No, 40-bits of strength means 2**20 attempts on average. Same order of magnitude as WEP. You remember WEP, the security designed to be easily crackable?
https://secure.wikimedia.org/wikipedia/en/wiki/Wired_Equivalent_Privacy
In 2005, a group from the U.S. Federal Bureau of Investigation gave a demonstration where they cracked a WEP-protected network in 3 minutes using publicly available tools.
Or, maybe, perhaps, you might trust that a well-known long-time security professional is telling you the generated password is too weak. ;-)
If you are going to be so insulting, please at least try and be right... You could start by reading the articles you are telling other people to read.
For a random sequence of characters, the entropy is just the base-2 log of the number of combinations, so there is nothing wrong with just calculating the number of combinations. Converting to entropy just makes it easier to compare two passwords drawn from different character sets.
WEP is flawed because it encrypts different parts of the message using related keys, not because it is susceptible to a brute force attack on the password. It is completely irrelevant to our discussion.
To get the average number of attempts, you half the number of combination, you don't square root it. With 40 bits, the average is 2^39 attempts, not 2^20.
And to top it off WEP is a local attack, one where you can brute force at a much higher rate than you can over the latent Internet hitting servers as fast as they can handle your requests.

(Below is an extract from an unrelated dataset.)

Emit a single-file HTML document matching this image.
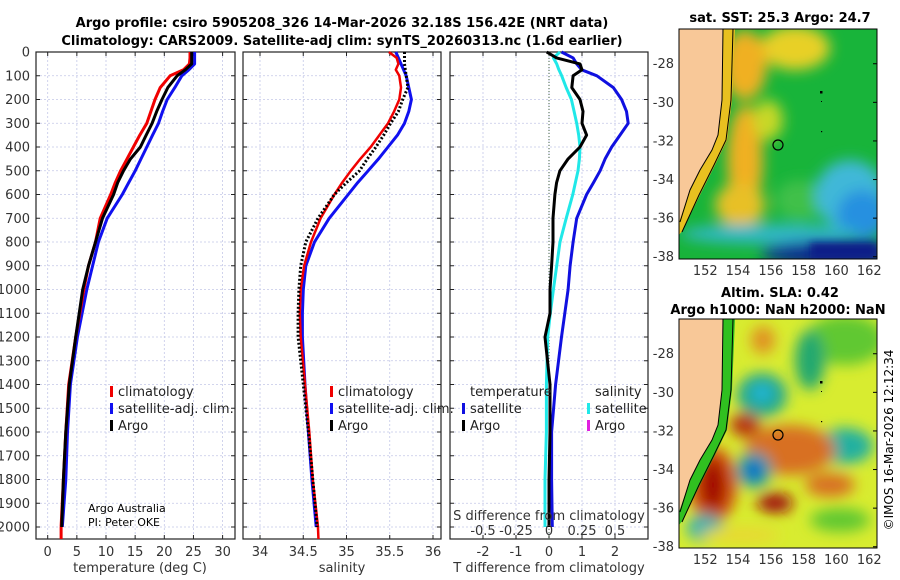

I do take back my estimate of it taking 1.14 centuries at 1000 guesses/second to brute force the entire password space. That was calculated on the basis of normal passwords which are length-variant as well, but the one we generate is fixed-length so that doesn't apply.
Looking at our code we generate a fixed-length random password: - length 7 or the minimum password length, whichever is larger (minimum password default seams to be 1 so it's usually 7) - one character is always a digit, which character is a digit is random - All other characters are [a-zA-Z]
A digit has 10 possibilities, the alphabet has 26 characters which combined with an upper-lower set is (26*2) = 52 possibilities.
So for one digit placement (ie: #XXXXXX) the number of possible passwords is (10 * 52^6) (ie: [10, 52, 52, 52, 52, 52, 52]), for all 7 digit placements that is multiplied by 7.
(10 * 52^6) * 7 = 1383942676480
So there are 1383942676480 (~1.38 x 10^12) possible passwords to generate.
Going back to the estimate of a theoretical brute force attack able to guess 1000 passwords/second without any rate limiting, that will take 8.95 years to go through the entire password space. If I understand Thomas Dalton's note about halving the number of combinations then that would be an average of 4.5 years.
Given that we expire a temporary password within 7 days after generating it at 1000 passwords/second an attacker will be able to go through (7 * 24 * 60 * 60 * 1000) = 604800000 potential passwords, which when divided by the number of possible passwords is ((7 * 24 * 60 * 60 * 1000) / (10 * 52^6)) = 0.3% of the possible passwords.
And of course, we rate limit password guesses when a cache is available. Though making that a 'we always rate limit password guesses' would be a good idea.
Since the strength of that is already good enough I'd still opt to instead work on the less simple task of replacing our randomized 'passwords' with a generated token embedded in a link.